La dîme étant le droit le plus onéreux que supportent les propriétaires des biens de campagne, nous désirerions que sa majesté supprimât la dîme en pourvoyant autrement à la subsistance des ministres des autels, soit en retranchant aux évêques, abbés, prieurs et gros bénéficiers une portion de leurs trop grands revenus, soit en réunissant aux cures tous les bénéfices des paroisses, ou enfin en réunissant toutes les dîmes ecclésiastiques au profit des curés des campagnes, en fixant en ce dernier cas en cette paroisse la dîne au vingt-six, ce qui suffirait à notre curé, qui ne possède que la moitié des dîmes, pour lui procurer une honnête subsistance.
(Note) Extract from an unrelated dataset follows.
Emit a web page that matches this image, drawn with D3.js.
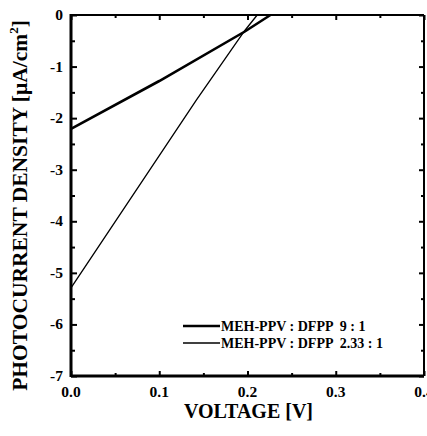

Nous nous plaignons tous, et surtout nous autres métayers et fermiers des domaines du marquisat de Goulaine en notre paroisse, de ne pouvoir faire élection de tuteur, curateur, scellé, inventaire, vente, décret de mariage et reddition de compte de tutelle que devant des officiers de présidial de Nantes, ce qui nous constitue en des frais considérables et rend notre condition bien pire que celle des vassaux de ce marquisat, sans parler des dérangements que cela nous occasionne, principalement des voyages à Nantes ; en conséquence nous demandons à être admis à faire tous les actes ci-dessus devant les officiers du marquisat de Goulaine.
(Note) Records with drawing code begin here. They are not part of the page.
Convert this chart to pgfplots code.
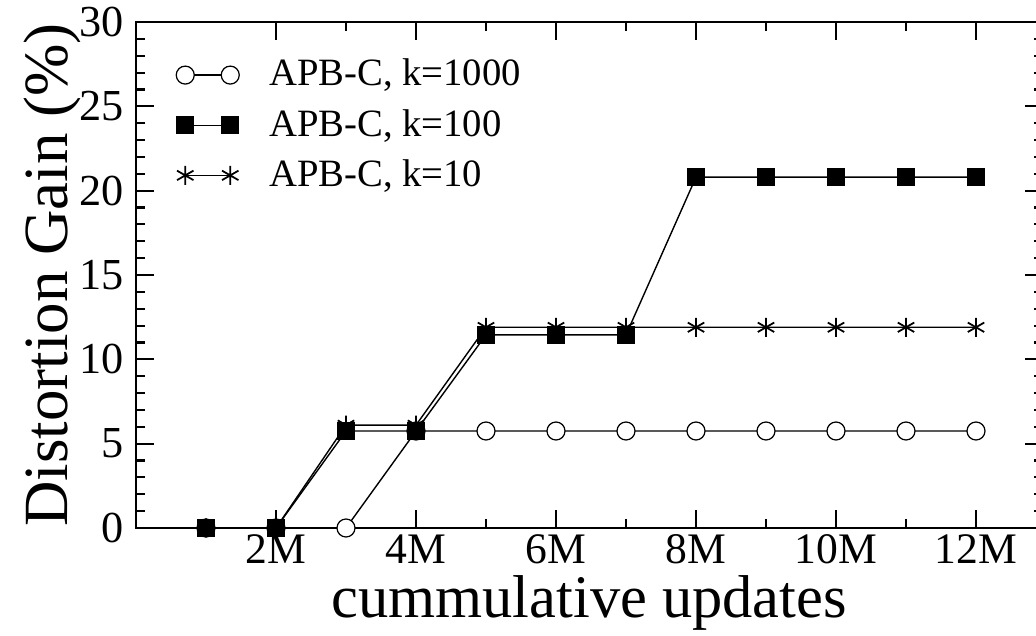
\documentclass[border=0pt]{standalone}
\usepackage{fontspec}
\setmainfont{Liberation Serif}
\usepackage{pgfplots}
\pgfplotsset{compat=1.18}
\begin{document}
\begin{tikzpicture}
\begin{axis}[
    scale only axis,
    width=90.65mm, height=50.6mm,
    xmin=0, xmax=12.95,
    ymin=0, ymax=30,
    xtick={2,4,...,12},
    xticklabels={2M,4M,6M,8M,10M,12M},
    ytick={0,5,...,30},
    minor x tick num=1,
    minor y tick num=4,
    major tick length=1.8mm,
    minor tick length=0.9mm,
    axis line style={line width=0.6pt},
    tick style={black, line width=0.6pt},
    /pgf/number format/assume math mode=true,
    yticklabel style={font=\fontsize{12.6}{14}\selectfont},
    xticklabel style={font=\fontsize{12.4}{14}\selectfont, inner sep=0pt, yshift=-0.6mm},
    xlabel={cummulative updates},
    ylabel={Distortion Gain (\%)},
    xlabel style={font=\fontsize{17.2}{20}\selectfont, inner sep=0pt,
        at={(axis description cs:0.5,-0.177)}, anchor=base},
    ylabel style={font=\fontsize{17.9}{20}\selectfont,
        at={(axis description cs:-0.092,0.5)}, anchor=center},
    legend style={draw=none, fill=none, at={(axis description cs:0.032,0.956)},
        anchor=north west, font=\fontsize{11}{13}\selectfont,
        column sep=2.3mm, row sep=0.4mm},
    legend cell align=left,
    legend image code/.code={
        \draw[mark repeat=1,mark phase=1,#1] plot coordinates {(0mm,0mm) (4.5mm,0mm)};
    },
]
\addplot[black, line width=0.4pt, mark=*, mark size=0.9mm,
    mark options={fill=white, line width=0.35pt}] coordinates {
    (1,0) (2,0) (3,0) (4,5.75) (5,5.75) (6,5.75) (7,5.75)
    (8,5.75) (9,5.75) (10,5.75) (11,5.75) (12,5.75)
};
\addplot[black, line width=0.4pt, mark=square*, mark size=0.85mm] coordinates {
    (1,0) (2,0) (3,5.75) (4,5.75) (5,11.45) (6,11.45) (7,11.45)
    (8,20.8) (9,20.8) (10,20.8) (11,20.8) (12,20.8)
};
\addplot[black, line width=0.4pt, mark=asterisk, mark size=0.95mm,
    mark options={line width=0.5pt}] coordinates {
    (1,0) (2,0) (3,6.1) (4,6.1) (5,11.9) (6,11.9) (7,11.9)
    (8,11.9) (9,11.9) (10,11.9) (11,11.9) (12,11.9)
};
\legend{{APB-C, k=1000},{APB-C, k=100},{APB-C, k=10}}
\end{axis}
\pgfresetboundingbox
\path[use as bounding box] ([shift={(-13.6mm,-10.8mm)}]current axis.south west)
    rectangle ([shift={(90.0mm,52.8mm)}]current axis.south west);
\end{tikzpicture}
\end{document}
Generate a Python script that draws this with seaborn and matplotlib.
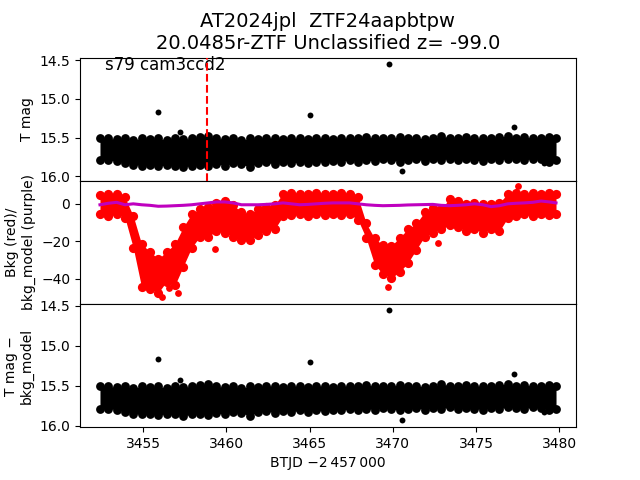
import matplotlib
matplotlib.use("Agg")
import matplotlib.pyplot as plt
import seaborn as sns

# ---- data ----
btjd = [3452.4, 3452.9, 3453.4, 3453.9, 3454.4, 3454.9, 3455.4, 3455.9, 3456.4, 3456.9,
        3457.4, 3457.9, 3458.4, 3458.9, 3459.4, 3459.9, 3460.4, 3460.9, 3461.4, 3461.9,
        3462.4, 3462.9, 3463.4, 3463.9, 3464.4, 3464.9, 3465.4, 3465.9, 3466.4, 3466.9,
        3467.4, 3467.9, 3468.4, 3468.9, 3469.4, 3469.9, 3470.4, 3470.9, 3471.4, 3471.9,
        3472.4, 3472.9, 3473.4, 3473.9, 3474.4, 3474.9, 3475.4, 3475.9, 3476.4, 3476.9,
        3477.4, 3477.9, 3478.4, 3478.9, 3479.4, 3479.8]

# bright (upper) and faint (lower) edges of the T mag band
tmag_bright = [15.50, 15.51, 15.52, 15.51, 15.53, 15.51, 15.52, 15.51, 15.53, 15.50,
               15.52, 15.51, 15.49, 15.48, 15.51, 15.52, 15.51, 15.53, 15.51, 15.52,
               15.50, 15.51, 15.52, 15.51, 15.50, 15.52, 15.51, 15.50, 15.52, 15.51,
               15.50, 15.51, 15.49, 15.51, 15.50, 15.51, 15.49, 15.51, 15.50, 15.52,
               15.51, 15.48, 15.50, 15.51, 15.49, 15.51, 15.50, 15.51, 15.49, 15.48,
               15.50, 15.49, 15.51, 15.50, 15.49, 15.50]
tmag_faint = [15.79, 15.79, 15.80, 15.83, 15.85, 15.86, 15.85, 15.87, 15.85, 15.86,
              15.88, 15.86, 15.85, 15.87, 15.84, 15.86, 15.83, 15.84, 15.88, 15.83,
              15.82, 15.84, 15.82, 15.83, 15.81, 15.83, 15.81, 15.82, 15.80, 15.81,
              15.79, 15.81, 15.79, 15.80, 15.78, 15.79, 15.81, 15.79, 15.78, 15.80,
              15.78, 15.79, 15.77, 15.79, 15.78, 15.79, 15.80, 15.78, 15.79, 15.77,
              15.78, 15.79, 15.77, 15.78, 15.81, 15.79]
tmag_out_t = [3455.9, 3457.2, 3465.0, 3469.75, 3477.3, 3470.55, 3479.05]
tmag_out_v = [15.17, 15.43, 15.21, 14.555, 15.36, 15.93, 15.83]

# background (red) band edges and model (purple)
bkg_high = [4.5, 5.5, 5, 3.5, -6.5, -21.5, -25.5, -29.5, -25.5, -21.5,
            -12.5, -5.5, -2.5, -1.5, 0.5, 1.5, -0.5, -4.5, -5.5, -2.5,
            -1.5, -0.5, 5.5, 6, 5.5, 5.5, 6, 5.5, 5.5, 6,
            5.5, 3.5, -10.5, -18.5, -22, -22.5, -18, -13.5, -10.5, -4.5,
            -2, -2.5, 2.5, 1.5, 0, 0.5, 0, 0, 0.5, 5.5,
            6, 5.5, 6, 5.5, 6, 5.5]
bkg_low = [-5.5, -6.5, -5.5, -7.5, -23.5, -44.5, -45.5, -47.5, -41.5, -43.5,
           -33.5, -23.5, -17.5, -17.5, -14.5, -15.5, -17.5, -19.5, -19.5, -16.5,
           -14.5, -13.5, -6.5, -6, -5.5, -6.5, -5.5, -6, -5.5, -6,
           -5.5, -8.5, -18.5, -32.5, -37.5, -39.5, -36.5, -31.5, -24.5, -17.5,
           -15.5, -13.5, -11.5, -12.5, -14.5, -13.5, -15.5, -13.5, -14.5, -7.5,
           -6.5, -5.5, -6.5, -5.5, -6, -5.5]
bkg_out_t = [3456.1, 3456.56, 3457.06, 3459.33, 3469.68, 3472.68, 3477.5]
bkg_out_v = [-50, -45, -47.5, -24, -44.5, -21, 9.6]
bkg_model = [-0.5, 0.3, 0.8, -0.5, 0.0, -0.5, -0.8, -1.3, -1.2, -1.0,
             -0.8, -0.5, 0.0, 0.5, 1.0, 1.0, 0.5, -0.5, -0.5, -0.5,
             -0.3, 0.0, 0.5, 0.0, -0.5, -0.3, 0.0, 0.3, 0.5, 0.5,
             0.5, 0.0, -0.5, -0.8, -1.0, -0.9, -0.8, -0.6, -0.5, -0.4,
             -0.3, -0.8, -1.0, -0.8, -0.5, 0.0, -0.5, -1.5, -1.0, 0.0,
             0.3, 0.5, 0.8, 1.5, 1.0, 0.5]

peak_time = 3458.85
title_text = "AT2024jpl  ZTF24aapbtpw\n20.0485r-ZTF Unclassified z= -99.0"
sector_text = "s79 cam3ccd2"

fig, axes = plt.subplots(3, 1, sharex=True, figsize=(6.4, 4.8), dpi=100)
fig.subplots_adjust(hspace=0)
ax1, ax2, ax3 = axes


def band(ax, lo, hi, color, s):
    ax.fill_between(btjd, lo, hi, color=color, lw=0, zorder=2)
    sns.scatterplot(x=btjd, y=lo, ax=ax, color=color, s=s, linewidth=0, zorder=3)
    sns.scatterplot(x=btjd, y=hi, ax=ax, color=color, s=s, linewidth=0, zorder=3)


# top panel
band(ax1, tmag_bright, tmag_faint, "k", 40)
sns.scatterplot(x=tmag_out_t, y=tmag_out_v, ax=ax1, color="k", s=18, linewidth=0, zorder=3)
ax1.axvline(peak_time, color="r", ls="--", lw=1.5, zorder=4)
ax1.set_ylim(16.056, 14.469)
ax1.set_yticks([14.5, 15.0, 15.5, 16.0])
ax1.set_ylabel("T mag")
ax1.text(0.05, 0.9, sector_text, transform=ax1.transAxes, fontsize=12)
ax1.set_title(title_text, fontsize=14)

# middle panel
band(ax2, bkg_low, bkg_high, "r", 44)
sns.scatterplot(x=bkg_out_t, y=bkg_out_v, ax=ax2, color="r", s=24, linewidth=0, zorder=3)
sns.lineplot(x=btjd, y=bkg_model, ax=ax2, color="m", lw=2.2, errorbar=None, zorder=5)
ax2.set_ylim(-53.5, 12.3)
ax2.set_yticks([-40, -20, 0])
ax2.set_ylabel("Bkg (red)/\nbkg_model (purple)")

# bottom panel
band(ax3, tmag_bright, tmag_faint, "k", 40)
sns.scatterplot(x=tmag_out_t, y=tmag_out_v, ax=ax3, color="k", s=18, linewidth=0, zorder=3)
ax3.set_ylim(16.02, 14.479)
ax3.set_yticks([14.5, 15.0, 15.5, 16.0])
ax3.set_ylabel("T mag \u2212\nbkg_model")
ax3.set_xlim(3451.2, 3481.0)
ax3.set_xlabel("BTJD \u22122\u2009457\u2009000")

fig.savefig("out.png", dpi=100)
Des droits d'entrée que l'on perçoit depuis quelques temps sur les denrées de premières nécessité que nous portons vendre à Nantes, ce qui est une vexation d'autant plus injuste que nous ne sommes point obligés de contribuer aux charges, établissements ou embellissements de ladite ville, que nous ne connaissons point la destination du produit de ces droits. En conséquence nous en demandons la suppression.

Telles sont les plaintes, doléances et remontrances que nous avons délibéré et résolu de présenter à sa Majesté ; nous espérons de sa bonté paternelle et de son amour pour son peuple, qu'elle voudra bien les accueillir. Ce sont les voeux de la portion la plus fidèle de ses sujets. Fait et arrêté au lieu indiqué de l'assemblée sous les seings de ceux qui savent signer, les autres n'ayant pu faire signer pour eux,

M.THEBAUD - JUGUET, notaire et procureur - P. BERLET - AGUESSE

J.CESBRUN - Pierre GODEFROY - J. BABIN - Jean BOUREAU - JANEAU

J. PONTENEAU - J. BONNET, métayer - F. CATHELINEAU - BRAUD - MOREAU

P. FRUCHARD - P. BOUTIN - François HERVOIET - Jacques VISSONNEAU

François ALLE - Julien PAPIN - René JAMIN - Ne varietur, L. VEILLET.